“Are you in pain?” The young phlebotomist asked me, in a voice that was a little too loud, with a bit more decibels than necessary.
“No,” I replied.
“Please roll up your sleeves,” she instructed. I did as told. She picked up needle wrappers from one table and trashed it. She got the used torniquet from the table on her left and trashed it. She did this for some time, with me seated there facing her, her audience. Hmm, I thought, “new.”
Over these three years of going back and forth for check-ups, I had to find ways to entertain myself. And one of those is observing my phlebotomists as they draw my precious blood. It takes my mind off the little pain the prick will cause, and it is great entertainment, really. A love-hate relationship maybe: love them because they will tell me what I am wanting to know, and hate them that there will always be pain.

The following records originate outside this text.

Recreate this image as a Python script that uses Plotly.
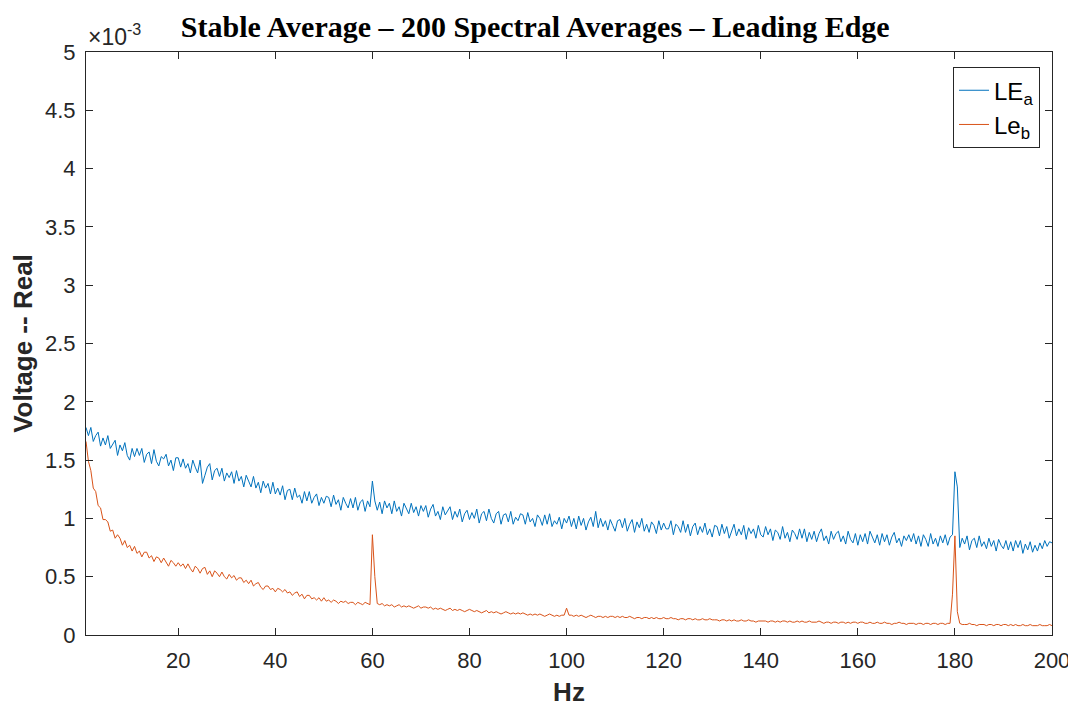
import numpy as np
import plotly.graph_objects as go

# Grille de fréquences (Hz), pas de 0,5 Hz de 1 à 200
FREQ_START = 1.0
FREQ_STEP = 0.5
FREQ_STOP = 200.0

# LE_a, en unités de 1e-5 V (une ligne = 10 Hz)
LE_A = [
    178, 171, 178, 166, 171, 174, 162, 169, 163, 171, 160, 164, 167, 154, 163, 158, 165, 154, 150, 160,
    153, 160, 154, 160, 148, 155, 157, 147, 159, 149, 145, 153, 151, 155, 145, 150, 141, 152, 152, 144,
    151, 143, 147, 139, 150, 144, 139, 150, 130, 137, 144, 147, 133, 141, 143, 136, 143, 132, 139, 135,
    140, 130, 141, 132, 136, 127, 137, 132, 127, 136, 126, 131, 122, 132, 126, 130, 121, 131, 121, 126,
    120, 128, 116, 124, 125, 116, 126, 118, 120, 113, 123, 115, 123, 113, 118, 121, 111, 118, 113, 119,
    118, 110, 120, 112, 116, 107, 118, 113, 109, 117, 109, 118, 107, 114, 116, 106, 115, 110, 132, 115,
    107, 114, 104, 115, 109, 113, 104, 115, 106, 110, 102, 113, 109, 104, 113, 105, 110, 102, 111, 106,
    111, 101, 108, 112, 102, 106, 99, 110, 103, 107, 110, 99, 106, 101, 108, 97, 104, 107, 99, 105,
    100, 108, 96, 104, 106, 98, 108, 100, 96, 104, 106, 95, 103, 104, 97, 106, 95, 101, 98, 104,
    103, 95, 105, 97, 100, 93, 103, 100, 94, 103, 95, 104, 93, 98, 95, 101, 91, 100, 96, 102,
    93, 100, 91, 102, 94, 100, 90, 97, 101, 93, 106, 92, 100, 93, 98, 90, 99, 94, 89, 98,
    99, 92, 100, 89, 95, 99, 88, 97, 92, 100, 89, 95, 88, 97, 94, 87, 98, 90, 96, 91,
    91, 98, 86, 95, 93, 88, 98, 88, 95, 85, 93, 96, 86, 93, 88, 96, 86, 91, 84, 94,
    93, 85, 95, 87, 93, 83, 90, 95, 85, 91, 86, 94, 82, 92, 87, 91, 83, 94, 86, 84,
    93, 86, 91, 81, 90, 88, 82, 93, 83, 88, 80, 90, 87, 82, 91, 83, 91, 80, 88, 82,
    89, 80, 87, 91, 81, 85, 78, 89, 82, 87, 89, 80, 85, 78, 89, 82, 79, 87, 77, 86,
    80, 87, 78, 89, 84, 79, 86, 77, 87, 80, 86, 77, 84, 88, 79, 83, 76, 85, 81, 86,
    80, 87, 78, 85, 76, 86, 82, 76, 87, 78, 83, 76, 85, 79, 86, 77, 84, 86, 140, 127,
    75, 83, 78, 85, 73, 81, 83, 75, 85, 76, 80, 74, 83, 76, 81, 72, 82, 77, 74, 81,
    73, 80, 72, 81, 75, 81, 70, 78, 73, 80, 71, 77, 72, 79, 74, 81, 76, 80, 79,
]

# Le_b, en unités de 1e-5 V
LE_B = [
    166, 149, 141, 126, 123, 111, 109, 99, 99, 97, 89, 90, 83, 86, 83, 77, 81, 75, 77, 72,
    76, 70, 72, 67, 71, 71, 66, 68, 63, 67, 66, 62, 66, 62, 59, 64, 62, 59, 62, 59,
    61, 57, 61, 57, 54, 59, 57, 53, 57, 58, 52, 55, 50, 55, 53, 50, 54, 50, 48, 52,
    49, 51, 47, 49, 49, 45, 47, 44, 47, 42, 44, 45, 41, 39, 42, 42, 39, 40, 37, 40,
    39, 37, 39, 36, 37, 34, 36, 37, 33, 35, 31, 34, 34, 31, 32, 30, 32, 29, 32, 29,
    30, 28, 30, 29, 27, 29, 28, 29, 27, 28, 28, 26, 28, 27, 26, 28, 27, 26, 86, 50,
    27, 26, 27, 25, 26, 25, 26, 24, 25, 26, 24, 25, 24, 25, 24, 23, 24, 25, 23, 24,
    24, 23, 24, 22, 23, 22, 23, 22, 21, 22, 23, 21, 22, 21, 22, 21, 20, 21, 22, 21,
    20, 21, 20, 19, 20, 21, 19, 20, 19, 20, 19, 18, 19, 20, 19, 18, 19, 18, 19, 18,
    19, 18, 17, 18, 17, 18, 17, 18, 17, 16, 17, 18, 17, 16, 17, 16, 17, 17, 23, 17,
    17, 16, 17, 16, 17, 16, 15, 16, 17, 16, 15, 16, 16, 15, 16, 15, 16, 16, 15, 16,
    15, 16, 15, 15, 16, 15, 14, 15, 15, 14, 15, 15, 14, 15, 14, 15, 14, 14, 15, 14,
    14, 15, 14, 14, 13, 14, 14, 13, 14, 14, 13, 14, 13, 13, 14, 13, 13, 14, 13, 13,
    13, 12, 13, 13, 12, 13, 12, 13, 12, 12, 13, 12, 12, 13, 12, 12, 11, 12, 12, 12,
    12, 11, 12, 12, 11, 12, 11, 12, 12, 11, 12, 11, 11, 12, 11, 12, 11, 11, 12, 11,
    11, 11, 12, 11, 10, 11, 11, 10, 11, 11, 10, 11, 11, 10, 11, 10, 11, 11, 10, 11,
    11, 10, 10, 11, 10, 10, 11, 10, 10, 11, 10, 10, 9, 10, 10, 11, 10, 10, 9, 10,
    10, 10, 9, 10, 10, 9, 10, 10, 9, 10, 10, 9, 10, 10, 9, 10, 10, 35, 85, 20,
    10, 9, 9, 9, 10, 9, 9, 8, 9, 9, 9, 8, 9, 9, 8, 9, 9, 8, 9, 9,
    8, 9, 8, 9, 8, 8, 9, 8, 8, 9, 8, 8, 8, 9, 8, 8, 8, 9, 8,
]

X_TICKS = [20, 40, 60, 80, 100, 120, 140, 160, 180, 200]
Y_TICKS = [0, 0.5, 1, 1.5, 2, 2.5, 3, 3.5, 4, 4.5, 5]
Y_TICK_TEXT = ["0", "0.5", "1", "1.5", "2", "2.5", "3", "3.5", "4", "4.5", "5"]

BLUE = "#0072BD"
ORANGE = "#D95319"
AXIS = "#262626"
SANS = "Liberation Sans, Arial"

freq = np.arange(FREQ_START, FREQ_STOP + FREQ_STEP / 2, FREQ_STEP)
# Passage en unités de 1e-3 V pour l'axe
le_a = np.array(LE_A) / 100
le_b = np.array(LE_B) / 100

fig = go.Figure()
fig.add_trace(go.Scatter(x=freq, y=le_a, mode="lines", name="LE<sub>a</sub>",
                         line=dict(color=BLUE, width=1)))
fig.add_trace(go.Scatter(x=freq, y=le_b, mode="lines", name="Le<sub>b</sub>",
                         line=dict(color=ORANGE, width=1)))

axis_common = dict(
    showgrid=False, zeroline=False, automargin=False,
    showline=True, linecolor=AXIS, linewidth=1, mirror="ticks",
    ticks="inside", ticklen=7, tickcolor=AXIS, tickwidth=1,
    tickfont=dict(family=SANS, size=22, color=AXIS),
)

fig.update_xaxes(
    range=[FREQ_START, FREQ_STOP], tickvals=X_TICKS, ticklabelstandoff=6,
    title=dict(text="<b>Hz</b>", font=dict(family=SANS, size=26, color=AXIS), standoff=10),
    **axis_common,
)
fig.update_yaxes(
    range=[0, 5], tickvals=Y_TICKS, ticktext=Y_TICK_TEXT, ticklabelstandoff=5,
    title=dict(text="<b>Voltage -- Real</b>", font=dict(family=SANS, size=26, color=AXIS),
               standoff=6),
    **axis_common,
)

# La page ajoute une marge de 8 px autour du graphique : marges compensées
fig.update_layout(
    width=1076, height=709,
    margin=dict(l=78, r=32, t=44, b=82),
    paper_bgcolor="white", plot_bgcolor="white",
    title=dict(text="<b>Stable Average – 200 Spectral Averages – Leading Edge</b>",
               font=dict(family="Liberation Serif, Times New Roman", size=30, color="black"),
               x=0.49, xref="container", xanchor="center",
               y=0.9746, yref="container", yanchor="middle", automargin=False),
    legend=dict(x=0.9876, y=0.974, xanchor="right", yanchor="top",
                bgcolor="white", bordercolor=AXIS, borderwidth=1,
                font=dict(family=SANS, size=24, color="black")),
    showlegend=True,
)

# Facteur d'échelle de l'axe Y, façon MATLAB
fig.add_annotation(
    text="×10<sup>-3</sup>", xref="paper", yref="paper", x=0, y=1.0,
    xanchor="left", yanchor="bottom", yshift=0, showarrow=False,
    font=dict(family=SANS, size=23, color=AXIS),
)

fig.write_html("out.html")
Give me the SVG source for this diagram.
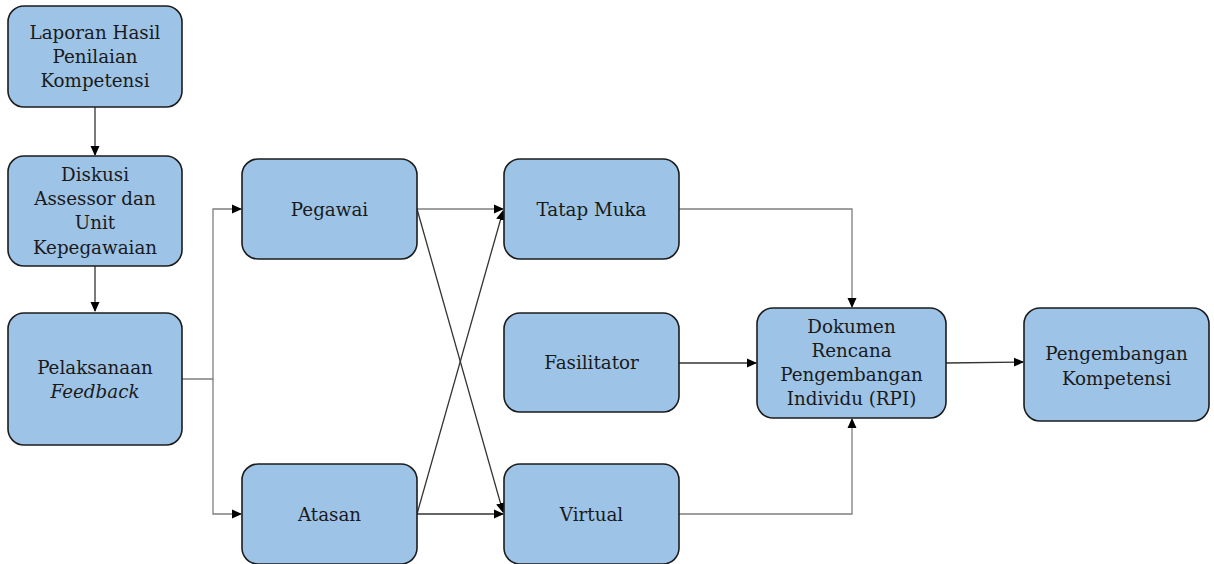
<svg xmlns="http://www.w3.org/2000/svg" width="1214" height="564" viewBox="0 0 1214 564">
  <style>
    .box { fill: #9dc3e6; stroke: #1c1c1c; stroke-width: 1.6; }
    .lbl { font-family: "DejaVu Serif", "Liberation Serif", serif; font-size: 18.3px; fill: #1a1a1a; text-anchor: middle; dominant-baseline: central; }
    .edge { fill: none; stroke: #7f7f7f; stroke-width: 1.3; }
    .dark { stroke: #333333; }
  </style>
  <defs>
    <marker id="arrow" markerWidth="10" markerHeight="10" refX="9" refY="5" orient="auto" markerUnits="userSpaceOnUse">
      <path d="M0,0.5 L10,5 L0,9.5 Z" fill="#000"/>
    </marker>
  </defs>
  <rect width="1214" height="564" fill="#ffffff"/>

  <g id="connectors">
    <path class="edge dark" d="M95,107 V155" marker-end="url(#arrow)"/>
    <path class="edge dark" d="M95,266 V311" marker-end="url(#arrow)"/>
    <path class="edge" d="M182,379 H213 V209 H241" marker-end="url(#arrow)"/>
    <path class="edge" d="M213,379 V514 H241" marker-end="url(#arrow)"/>
    <path class="edge" d="M417,209 H503" marker-end="url(#arrow)"/>
    <path class="edge dark" d="M417,209 L503,512" marker-end="url(#arrow)"/>
    <path class="edge dark" d="M417,514 L503,211" marker-end="url(#arrow)"/>
    <path class="edge dark" d="M417,514 H503" marker-end="url(#arrow)"/>
    <path class="edge" d="M679,209 H852 V307" marker-end="url(#arrow)"/>
    <path class="edge dark" d="M679,363 H756" marker-end="url(#arrow)"/>
    <path class="edge" d="M679,514 H852 V419" marker-end="url(#arrow)"/>
    <path class="edge dark" d="M946,363 L1023,362" marker-end="url(#arrow)"/>
  </g>

  <g id="laporan">
    <rect class="box" x="8" y="6" width="174" height="101" rx="16"/>
    <text class="lbl" x="95" y="32">Laporan Hasil</text>
    <text class="lbl" x="95" y="56">Penilaian</text>
    <text class="lbl" x="95" y="80">Kompetensi</text>
  </g>

  <g id="diskusi">
    <rect class="box" x="8" y="156" width="174" height="110" rx="16"/>
    <text class="lbl" x="95" y="174">Diskusi</text>
    <text class="lbl" x="95" y="198">Assessor dan</text>
    <text class="lbl" x="95" y="222">Unit</text>
    <text class="lbl" x="95" y="247">Kepegawaian</text>
  </g>

  <g id="pelaksanaan">
    <rect class="box" x="8" y="313" width="174" height="132" rx="16"/>
    <text class="lbl" x="95" y="367">Pelaksanaan</text>
    <text class="lbl" x="95" y="391" font-style="italic">Feedback</text>
  </g>

  <g id="pegawai">
    <rect class="box" x="242" y="159" width="175" height="100" rx="16"/>
    <text class="lbl" x="329.5" y="209">Pegawai</text>
  </g>

  <g id="atasan">
    <rect class="box" x="242" y="464" width="175" height="100" rx="16"/>
    <text class="lbl" x="329.5" y="514">Atasan</text>
  </g>

  <g id="tatap-muka">
    <rect class="box" x="504" y="159" width="175" height="100" rx="16"/>
    <text class="lbl" x="591.5" y="209">Tatap Muka</text>
  </g>

  <g id="fasilitator">
    <rect class="box" x="504" y="313" width="175" height="99" rx="16"/>
    <text class="lbl" x="591.5" y="362">Fasilitator</text>
  </g>

  <g id="virtual">
    <rect class="box" x="504" y="464" width="175" height="100" rx="16"/>
    <text class="lbl" x="591.5" y="514">Virtual</text>
  </g>

  <g id="dokumen-rpi">
    <rect class="box" x="757" y="308" width="189" height="110" rx="16"/>
    <text class="lbl" x="851.5" y="326">Dokumen</text>
    <text class="lbl" x="851.5" y="350">Rencana</text>
    <text class="lbl" x="851.5" y="374">Pengembangan</text>
    <text class="lbl" x="851.5" y="398">Individu (RPI)</text>
  </g>

  <g id="pengembangan">
    <rect class="box" x="1024" y="308" width="185" height="113" rx="16"/>
    <text class="lbl" x="1116.5" y="353">Pengembangan</text>
    <text class="lbl" x="1116.5" y="378">Kompetensi</text>
  </g>
</svg>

So, I try guessing their ages. See if I can tell if they are having a good/bad day. If they are extroverts or intoverts. New or old hand at drawing blood. Neat freaks or not-so-neat.
She palpated my arm for veins…. No, not there, vein is small and not straight there. She tapped it lightly – I tried to make a fist. Then she got a hot pad and placed it on my arm for a few mintues. I am thinking, “She better get this at first try, or else…”
She applied the torniquet, swabbed the area, brought the tubes (lavender, gold, red) closer to her. She stuck the needle, no backflow – but got it after drawing back the needle by a tiny bit. Okay, she is good. New but good.
That’s my entertainment on this visit.
Plus a nagging thought that will not leave me: Why did I have to spend that long a time deciding what to wear, cleaning and making myself look good, when, as soon as I get to my doctor’s office, I will be instructed to strip down to my underwear and wear the famous patients’ gown? I know, this is not related, but still.